Unit of study_

# ENVX3002: Statistics in the Natural Sciences

This unit of study is designed to introduce students to the analysis of data they may face in their future careers, in particular data that are not well behaved. The data may be non-normal, there may be missing observations, they may be correlated in space and time or too numerous to analyse with standard models. The unit is presented in an applied context with an emphasis on correctly analysing authentic datasets, and interpreting the output. It begins with the analysis and design of experiments based on the general linear model. In the second part, students will learn about the generalisation of the general linear model to accommodate non-normal data with a particular emphasis on the binomial and Poisson distributions. In the third part linear mixed models will be introduced which provide the means to analyse datasets that do not meet the assumptions of independent and equal errors, for example data that is correlated in space and time. The unit ends with an introduction to machine learning and predictive modelling. A key feature of the unit is using R to develop coding skills that are become essential in science for processing and analysing datasets of ever increasing size.

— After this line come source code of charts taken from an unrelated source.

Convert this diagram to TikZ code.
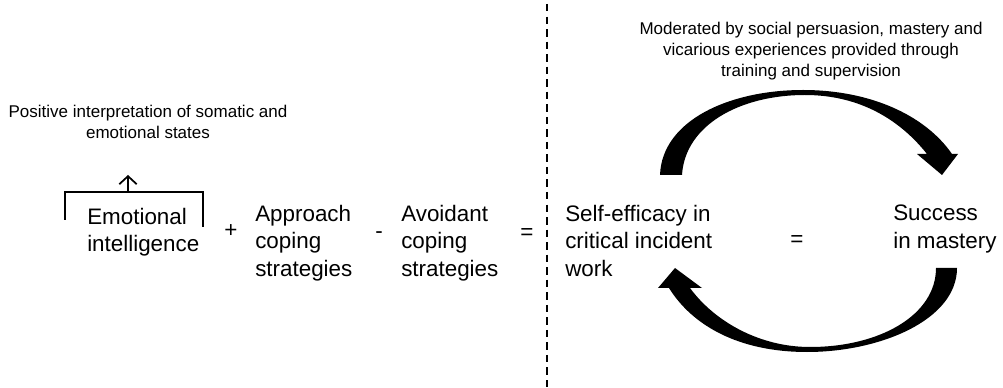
\documentclass[tikz,border=0pt]{standalone}
\usepackage{fontspec}
\setmainfont{Liberation Sans}
\usetikzlibrary{arrows.meta,positioning}

\begin{document}
\begin{tikzpicture}[x=0.75pt,y=-0.75pt,
  box/.style={font=\fontsize{16.8}{20.6}\selectfont, align=left, anchor=north west, inner sep=0pt},
  note/.style={font=\fontsize{12.75}{15.75}\selectfont, align=center, anchor=north, inner sep=0pt},
  op/.style={font=\fontsize{16.8}{20.6}\selectfont, anchor=base, inner sep=0pt},
  bracket/.style={line width=1.3pt},
  loop/.style={fill=black, draw=none}]
\useasboundingbox (0,0) rectangle (1003,388);

% left half: the equation
\node[note] (posint) at (148,105) {Positive interpretation of somatic and\\emotional states};
\node[box] (emo) at (87,208) {Emotional\\intelligence};
\node[op] (plus) at (231,238) {+};
\node[box] (appr) at (255,205) {Approach\\coping\\strategies};
\node[op] (minus) at (379,239) {-};
\node[box] (avoid) at (401,205) {Avoidant\\coping\\strategies};
\node[op] (eqleft) at (527,240) {=};

% bracket over emotional intelligence
\coordinate (brtop) at (128,192);
\coordinate (brtip) at (128,175);
\draw[bracket] (65,220) -- (65,192) -- (203,192) -- (203,227);
\draw[bracket, -{Straight Barb[length=6pt,width=13pt]}] (brtop) -- (brtip);

% divider
\draw[line width=1.5pt, dash pattern=on 5.6pt off 3.8pt] (547,4) -- (547,388);

% right half: the loop
\node[note] (moder) at (811,22) {Moderated by social persuasion, mastery and\\vicarious experiences provided through\\training and supervision};
\node[box] (selfeff) at (565,205) {Self-efficacy in\\critical incident\\work};
\node[op] (eqright) at (797,247) {=};
\node[box] (success) at (893,205) {Success\\in mastery};

% upper arrow
\fill[loop] (660,175) .. controls (662,120) and (730,90) .. (803,90)
  .. controls (870,90) and (925,115) .. (952,154) -- (958,154) -- (942,175) -- (917,154) -- (927,154)
  .. controls (900,120) and (860,95) .. (805,95)
  .. controls (740,95) and (685,125) .. (682,175) -- cycle;
% lower arrow
\fill[loop] (957,268) .. controls (957,320) and (880,352) .. (807,352)
  .. controls (738,352) and (692,325) .. (669,288) -- (658,288) -- (675,268) -- (702,288) -- (690,288)
  .. controls (715,322) and (760,347) .. (810,347)
  .. controls (880,347) and (936,315) .. (936,268) -- cycle;
\end{tikzpicture}
\end{document}
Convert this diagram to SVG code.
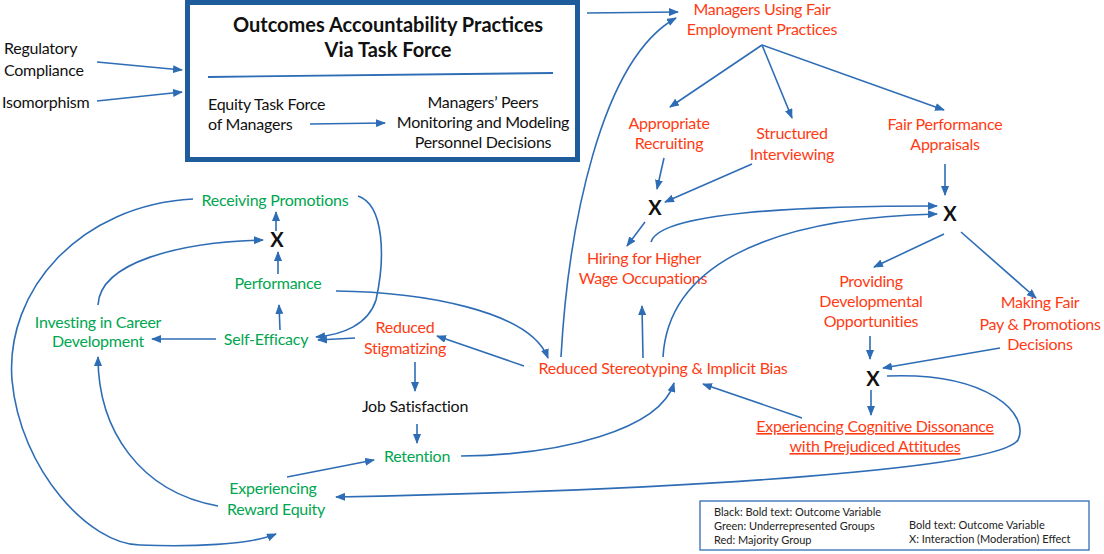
<svg xmlns="http://www.w3.org/2000/svg" width="1104" height="554" viewBox="0 0 1104 554">
<style>
text{font-family:Lato,"Liberation Sans",sans-serif;font-size:16px;letter-spacing:-0.25px}
.k{fill:#111}
.r{fill:#FF3B14}
.g{fill:#00A650}
.c{text-anchor:middle}
.t{font-weight:bold;font-size:20px;fill:#111;letter-spacing:0}
.x{font-weight:bold;font-size:20px;fill:#111;text-anchor:middle;letter-spacing:0}
.lg{font-size:11px;fill:#222;letter-spacing:0}
.e{fill:none;stroke:#2E6DB5;stroke-width:1.6}
</style>
<defs>
<marker id="a" markerUnits="userSpaceOnUse" markerWidth="10" markerHeight="8" refX="9" refY="4" orient="auto">
<path d="M0,0 L10,4 L0,8 z" fill="#2E6DB5"/>
</marker>
</defs>
<rect width="1104" height="554" fill="#fff"/>

<g id="box">
<rect x="187.5" y="2.5" width="390" height="157" fill="#fff" stroke="#1F5C9B" stroke-width="5"/>
<text class="t c" x="388" y="32">Outcomes Accountability Practices</text>
<text class="t c" x="388" y="57">Via Task Force</text>
<line x1="208" y1="77" x2="553" y2="73" stroke="#2E6DB5" stroke-width="1.8"/>
</g>
<g id="task-force"><text class="k" x="208" y="110">Equity Task Force</text><text class="k" x="208" y="130">of Managers</text></g>
<g id="peers"><text class="k c" x="483" y="108">Managers’ Peers</text><text class="k c" x="483" y="128">Monitoring and Modeling</text><text class="k c" x="483" y="148">Personnel Decisions</text></g>
<g id="regulatory"><text class="k" x="4" y="54">Regulatory</text><text class="k" x="4" y="76">Compliance</text></g>
<g id="isomorphism"><text class="k" x="2" y="108">Isomorphism</text></g>

<g id="managers-fair"><text class="r c" x="762" y="15">Managers Using Fair</text><text class="r c" x="762" y="35">Employment Practices</text></g>
<g id="appropriate"><text class="r c" x="669" y="129">Appropriate</text><text class="r c" x="669" y="149">Recruiting</text></g>
<g id="structured"><text class="r c" x="792" y="139">Structured</text><text class="r c" x="792" y="160">Interviewing</text></g>
<g id="fair-perf"><text class="r c" x="945" y="130">Fair Performance</text><text class="r c" x="945" y="150">Appraisals</text></g>
<g id="x1"><text class="x" x="655" y="215">X</text></g>
<g id="x2"><text class="x" x="950" y="221">X</text></g>
<g id="hiring"><text class="r c" x="644" y="264">Hiring for Higher</text><text class="r c" x="643" y="284">Wage Occupations</text></g>
<g id="providing"><text class="r c" x="871" y="287">Providing</text><text class="r c" x="871" y="307">Developmental</text><text class="r c" x="871" y="327">Opportunities</text></g>
<g id="making"><text class="r c" x="1040" y="308">Making Fair</text><text class="r c" x="1040" y="330">Pay &amp; Promotions</text><text class="r c" x="1040" y="350">Decisions</text></g>
<g id="x3"><text class="x" x="873" y="386">X</text></g>
<g id="dissonance"><text class="r c" x="875" y="432" text-decoration="underline">Experiencing Cognitive Dissonance</text><text class="r c" x="875" y="452" text-decoration="underline">with Prejudiced Attitudes</text></g>
<g id="stereotyping"><text class="r c" x="663" y="374">Reduced Stereotyping &amp; Implicit Bias</text></g>
<g id="stigmatizing"><text class="r c" x="405" y="333">Reduced</text><text class="r c" x="405" y="354">Stigmatizing</text></g>
<g id="job-sat"><text class="k c" x="415" y="412">Job Satisfaction</text></g>
<g id="retention"><text class="g c" x="417" y="462">Retention</text></g>
<g id="reward-equity"><text class="g c" x="273" y="494">Experiencing</text><text class="g c" x="276" y="515">Reward Equity</text></g>
<g id="promotions"><text class="g c" x="275" y="206">Receiving Promotions</text></g>
<g id="x4"><text class="x" x="277" y="247">X</text></g>
<g id="performance"><text class="g c" x="278" y="289">Performance</text></g>
<g id="self-efficacy"><text class="g c" x="266" y="345">Self-Efficacy</text></g>
<g id="investing"><text class="g c" x="98" y="328">Investing in Career</text><text class="g c" x="98" y="347">Development</text></g>

<g id="legend">
<rect x="700" y="501" width="389" height="49" fill="#fff" stroke="#2E6DB5" stroke-width="1.3"/>
<text class="lg" x="714" y="516">Black: Bold text: Outcome Variable</text>
<text class="lg" x="714" y="530">Green: Underrepresented Groups</text>
<text class="lg" x="714" y="544">Red: Majority Group</text>
<text class="lg" x="909" y="529">Bold text: Outcome Variable</text>
<text class="lg" x="909" y="543">X: Interaction (Moderation) Effect</text>
</g>

<g id="connectors" class="e">
<path d="M97,62 L182,70" marker-end="url(#a)"/>
<path d="M97,101 L182,92" marker-end="url(#a)"/>
<path d="M310,124 L385,123" marker-end="url(#a)"/>
<path d="M587,13 L678,12" marker-end="url(#a)"/>
<path d="M561,357 C568,230 600,60 676,18" marker-end="url(#a)"/>
<path d="M762,45 L670,107" marker-end="url(#a)"/>
<path d="M762,45 L792,118" marker-end="url(#a)"/>
<path d="M762,45 L944,110" marker-end="url(#a)"/>
<path d="M664,158 L657,189" marker-end="url(#a)"/>
<path d="M752,164 L665,202" marker-end="url(#a)"/>
<path d="M645,222 L627,246" marker-end="url(#a)"/>
<path d="M643,358 L642,306" marker-end="url(#a)"/>
<path d="M651,242 C660,212 800,206 937,206" marker-end="url(#a)"/>
<path d="M663,357 C668,270 760,218 937,214" marker-end="url(#a)"/>
<path d="M945,164 L945,195" marker-end="url(#a)"/>
<path d="M944,234 L874,267" marker-end="url(#a)"/>
<path d="M961,232 L1036,298" marker-end="url(#a)"/>
<path d="M870,336 L870,359" marker-end="url(#a)"/>
<path d="M1000,348 L883,368" marker-end="url(#a)"/>
<path d="M871,390 L871,415" marker-end="url(#a)"/>
<path d="M802,418 L703,384" marker-end="url(#a)"/>
<path d="M887,376 C990,372 1030,415 1018,440 C1000,468 700,490 336,497" marker-end="url(#a)"/>
<path d="M524,366 L437,336" marker-end="url(#a)"/>
<path d="M355,338 L318,340" marker-end="url(#a)"/>
<path d="M415,362 L415,391" marker-end="url(#a)"/>
<path d="M417,424 L417,443" marker-end="url(#a)"/>
<path d="M461,456 C560,455 660,430 674,383" marker-end="url(#a)"/>
<path d="M287,477 L374,460" marker-end="url(#a)"/>
<path d="M218,506 C140,492 98,430 98,357" marker-end="url(#a)"/>
<path d="M193,199 C80,205 5,290 12,380 C20,470 90,545 140,545 C190,547 250,545 276,534" marker-end="url(#a)"/>
<path d="M358,196 C385,205 385,260 376,300 C368,325 342,335 316,337" marker-end="url(#a)"/>
<path d="M276,231 L276,212" marker-end="url(#a)"/>
<path d="M278,274 L278,252" marker-end="url(#a)"/>
<path d="M280,330 L279,305" marker-end="url(#a)"/>
<path d="M216,339 L152,339" marker-end="url(#a)"/>
<path d="M98,305 C100,262 180,242 263,240" marker-end="url(#a)"/>
<path d="M336,291 C420,292 530,310 548,358" marker-end="url(#a)"/>
</g>
</svg>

Code ENVX3002 Life and Environmental Sciences Academic Operations 6
 Prerequisites: ? ENVX2001 or STAT2X12 or BIOL2X22 or DATA2X02 or QBIO2001 None None

At the completion of this unit, you should be able to:

• LO1. explain the similarities and differences between ANOVA and regression data analysis in terms of the general linear model
• LO2. demonstrate proficiency in the use of R (and interpretation of the output) for modelling data with a general linear model
• LO3. demonstrate proficiency in the use of R (and interpretation of the output) for modelling datasets that have non-normal distributions (binomial, Poisson) using a generalised linear model
• LO4. demonstrate proficiency in the use of R (and interpretation of the output) for modelling univariate relationship using non-linear functions and splines
• LO5. demonstrate proficiency in the use of R (and interpretation of the output) for modelling datasets that fail to meet the assumption of i.i.d errors (non-normality and/or correlation in space and time) by using residual maximum likelihood (REML)
• LO6. demonstrate proficiency in the use of R (and interpretation of the output) for making predictive models using tree-based models, and for assessing the quality of the models
• LO7. demonstrate proficiency in the use of R (and interpretation of the output) in analysing big data using modern computational intensive techniques.

## Unit outlines

Unit outlines will be available 1 week before the first day of teaching for the relevant session.